Thank you for your reply!! So if you put multiple categorical or numeric variables together, can you create a new derived variable because it has a feature combination effect? Thank you.
Yes it's looking at how the several different categorical variables correlate between samples, and that gives it enough traction to have something to work with.
Thanks!! I have two experiments One is to fit the whole data (fit (x, y)) and split the train and test, The performance was 91% when put in xgboost and the other one is to embed the train data by dividing the train and test. Then when embedding the test with the transform, the performance was 80%. Is this related to overfitting?
######## first case performance 90% ##############
embed = umap.UMAP(n_components= 40 ,
n_neighbors=30,
min_dist=0.9 ,
metric ="hamming").fit_transform(total_x , total_y)
X_train, X_test, y_train, y_test = train_test_split(
embedding , total_y, test_size=0.2, random_state=42)
gb_param = {'max_depth':7, 'objective':'binary:logistic',
'learning_rate':0.001 ,'tree_method':'gpu_hist'}
xgb_model = xgb.XGBClassifier(**xgb_param)
xgb2 = xgb_model.fit(X_train, y_train)
xgbpredictions = xgb2.predict(X_test)
xgbprob = xgb2.predict_proba(X_test)[:,1]
############## second case performance 80% ##########
X_train, X_test, y_train, y_test = train_test_split(
total_x , total_y, test_size=0.2, random_state=42)
mapper= umap.UMAP(n_components= 40 ,
n_neighbors=30,
min_dist=0.9 ,
metric ="hamming").fit(X_train, y_train)
train_embedding = mapper.transform(X_train)

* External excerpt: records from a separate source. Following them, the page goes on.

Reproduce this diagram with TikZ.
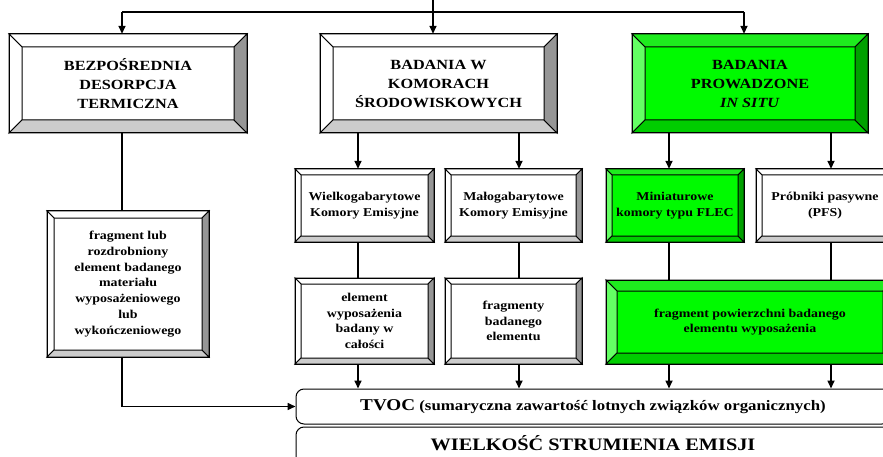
\documentclass[tikz,border=0pt]{standalone}
\usepackage{fontspec}
\setmainfont{Liberation Serif}[FakeStretch=1.16]
\usetikzlibrary{arrows.meta}
\definecolor{gface}{RGB}{0,250,0}
\definecolor{gtop}{RGB}{30,235,30}
\definecolor{gleft}{RGB}{100,255,100}
\definecolor{gbot}{RGB}{0,205,0}
\definecolor{gright}{RGB}{0,160,0}
\definecolor{wface}{RGB}{255,255,255}
\definecolor{wtop}{RGB}{255,255,255}
\definecolor{wleft}{RGB}{255,255,255}
\definecolor{wbot}{RGB}{204,204,204}
\definecolor{wright}{RGB}{150,150,150}
\tikzset{
  bev/.style={draw=black, line width=1pt, line join=miter},
  conn/.style={line width=1.6pt},
  arr/.style={conn, -{Triangle[length=8pt,width=7pt]}},
  bigfont/.style={font=\fontsize{14}{19}\selectfont\bfseries},
  smallfont/.style={font=\fontsize{12}{15.7}\selectfont\bfseries},
  resbox/.style={draw=black, line width=1pt, rounded corners=8pt, inner sep=0pt}
}
\newcommand\bevbox[9]{%
  \fill[#7face] (#2,#3) rectangle (#4,#5);
  \filldraw[bev, fill=#7top] (#2,#3) -- (#4,#3) -- ({#4-#6},{#3+#6}) -- ({#2+#6},{#3+#6}) -- cycle;
  \filldraw[bev, fill=#7left] (#2,#3) -- ({#2+#6},{#3+#6}) -- ({#2+#6},{#5-#6}) -- (#2,#5) -- cycle;
  \filldraw[bev, fill=#7bot] (#2,#5) -- ({#2+#6},{#5-#6}) -- ({#4-#6},{#5-#6}) -- (#4,#5) -- cycle;
  \filldraw[bev, fill=#7right] (#4,#3) -- (#4,#5) -- ({#4-#6},{#5-#6}) -- ({#4-#6},{#3+#6}) -- cycle;
  \draw[bev] (#2,#3) rectangle (#4,#5);
  \node[#8, inner sep=0pt, minimum width={#4-#2}, minimum height={#5-#3}, align=center] (#1) at ({(#2+#4)/2},{(#3+#5)/2}) {#9};
}
\begin{document}
\begin{tikzpicture}[x=1pt,y=-1pt]
\useasboundingbox (0,0) rectangle (883,457);
\clip (0,0) rectangle (883,457);
\fill[white] (0,0) rectangle (883,457);
% top level
\bevbox{b1}{9}{34}{247}{133}{13}{w}{bigfont}{BEZPOŚREDNIA\\DESORPCJA\\TERMICZNA}
\bevbox{b2}{320}{34}{557}{133}{13}{w}{bigfont}{BADANIA W\\KOMORACH\\ŚRODOWISKOWYCH}
\bevbox{b3}{632}{34}{868}{133}{13}{g}{bigfont}{BADANIA\\PROWADZONE\\\textit{IN SITU}}
% second level
\bevbox{b4}{47}{211}{209}{357}{7}{w}{smallfont}{fragment lub\\rozdrobniony\\element badanego\\materiału\\wyposażeniowego\\lub\\wykończeniowego}
\bevbox{k1}{295}{169}{434}{242}{6}{w}{smallfont}{Wielkogabarytowe\\Komory Emisyjne}
\bevbox{k2}{445}{169}{582}{242}{6}{w}{smallfont}{Małogabarytowe\\Komory Emisyjne}
\bevbox{k3}{606}{169}{744}{242}{6}{g}{smallfont}{Miniaturowe\\komory typu FLEC}
\bevbox{k4}{756}{169}{894}{242}{6}{w}{smallfont}{Próbniki pasywne\\(PFS)}
% third level
\bevbox{e1}{295}{278}{434}{364}{6}{w}{smallfont}{element\\wyposażenia\\badany w\\całości}
\bevbox{e2}{445}{278}{582}{364}{6}{w}{smallfont}{fragmenty\\badanego\\elementu}
\bevbox{e3}{606}{280}{894}{364}{11}{g}{smallfont}{fragment powierzchni badanego\\elementu wyposażenia}
% result boxes
\node[resbox, minimum width=594, minimum height=35, font=\fontsize{14.5}{17}\selectfont\bfseries] (tvoc) at (593,406.5)
  {{\fontsize{16.5}{18}\selectfont TVOC} (sumaryczna zawartość lotnych związków organicznych)};
\draw[line width=1pt, rounded corners=8pt] (296,427) rectangle (890,480);
\node[inner sep=0pt, font=\fontsize{17.5}{20}\selectfont\bfseries, anchor=base] (wse) at (593,450.5)
  {WIELKOŚĆ STRUMIENIA EMISJI};
% connector coordinates
\coordinate (top) at (433,0);
\coordinate (j1) at (122,12);
\coordinate (j3) at (744,12);
\coordinate (c1) at (122,0);
\coordinate (c2) at (358,0);
\coordinate (c3) at (519,0);
\coordinate (c4) at (669,0);
\coordinate (c5) at (831,0);
% connectors
\draw[conn] (j1) -- (j3);
\draw[arr] (j1) -- (j1 |- b1.north);
\draw[arr] (top) -- (top |- b2.north);
\draw[arr] (j3) -- (j3 |- b3.north);
\draw[conn] (b1.south -| c1) -- (b4.north -| c1);
\draw[arr] (b4.south -| c1) |- (tvoc.west);
\draw[arr] (b2.south -| c2) -- (k1.north -| c2);
\draw[arr] (b2.south -| c3) -- (k2.north -| c3);
\draw[arr] (b3.south -| c4) -- (k3.north -| c4);
\draw[arr] (b3.south -| c5) -- (k4.north -| c5);
\draw[conn] (k1.south -| c2) -- (e1.north -| c2);
\draw[conn] (k2.south -| c3) -- (e2.north -| c3);
\draw[conn] (k3.south -| c4) -- (e3.north -| c4);
\draw[conn] (k4.south -| c5) -- (e3.north -| c5);
\draw[arr] (e1.south -| c2) -- (tvoc.north -| c2);
\draw[arr] (e2.south -| c3) -- (tvoc.north -| c3);
\draw[arr] (e3.south -| c4) -- (tvoc.north -| c4);
\draw[arr] (e3.south -| c5) -- (tvoc.north -| c5);
\end{tikzpicture}
\end{document}
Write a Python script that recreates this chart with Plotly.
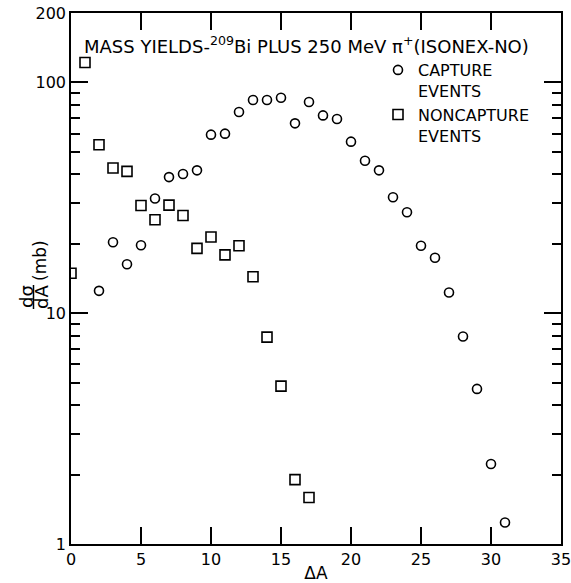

test_embedding = mapper.transform(X_test)
xgb_param = {'max_depth':7, 'objective':'binary:logistic',
'learning_rate':0.001 ,'tree_method':'gpu_hist'}
xgb_model = xgb.XGBClassifier(**xgb_param)
xgb2 = xgb_model.fit(train_embedding, y_train)
xgbpredictions = xgb2.predict(test_embedding)
xgbprob = xgb2.predict_proba(test_embedding)[:,1]
This doesn't surprise me. You are in effect fitting your model to your test data in the first case.
You are using UMAP in a supervised way -- giving it the y-coordinates. This means that UMAP will try to put points with the same target value close together, and points with different target values far apart. (It uses both the metric on the x-values and the distance between the y-values.)
So when you do this embedding, to some approximation, you are saying "give me an embedding such that the sets of points with different y-values are separable". In the first case, when you embed using the test data as well, you are basically ensuring that you will later on be able to separate the different y-valued test points. In the second case, UMAP doesn't "see" the test data, so as we see produces a model that doesn't separate the test points nearly as well.
I would recommend either fitting only using the training data, or if you really want to look at the structure of all your data, when you give UMAP the y-labels, replace the target values for your validation data with -1 to indicate no label. (See this section of the docs.)
Thank you for your reply!!
So I Visualize embeddings If you look below, the train will give you the label and you will learn to separate it well. But when you apply the model to the test, you get a lot of different things, unlike what I expected. So, it seems to make overfiting in tree-based models. I simply want to use this embedding as a new derived variable, not to use it for clustering, but I became skeptical about this approach. Is my opinion wrong?
Ultimately supervised UMAP will be similar in some ways to a KNN classifier. If your data is such that a KNN-classifier can't do well, then supervised UMAP is not going be the best choice. That potentially seems to be the case with your data here.
I want to project the category variable to low dimension. I found umap after looking for various things. Is it reasonable to use an input with only one category variable and target value embedded in it?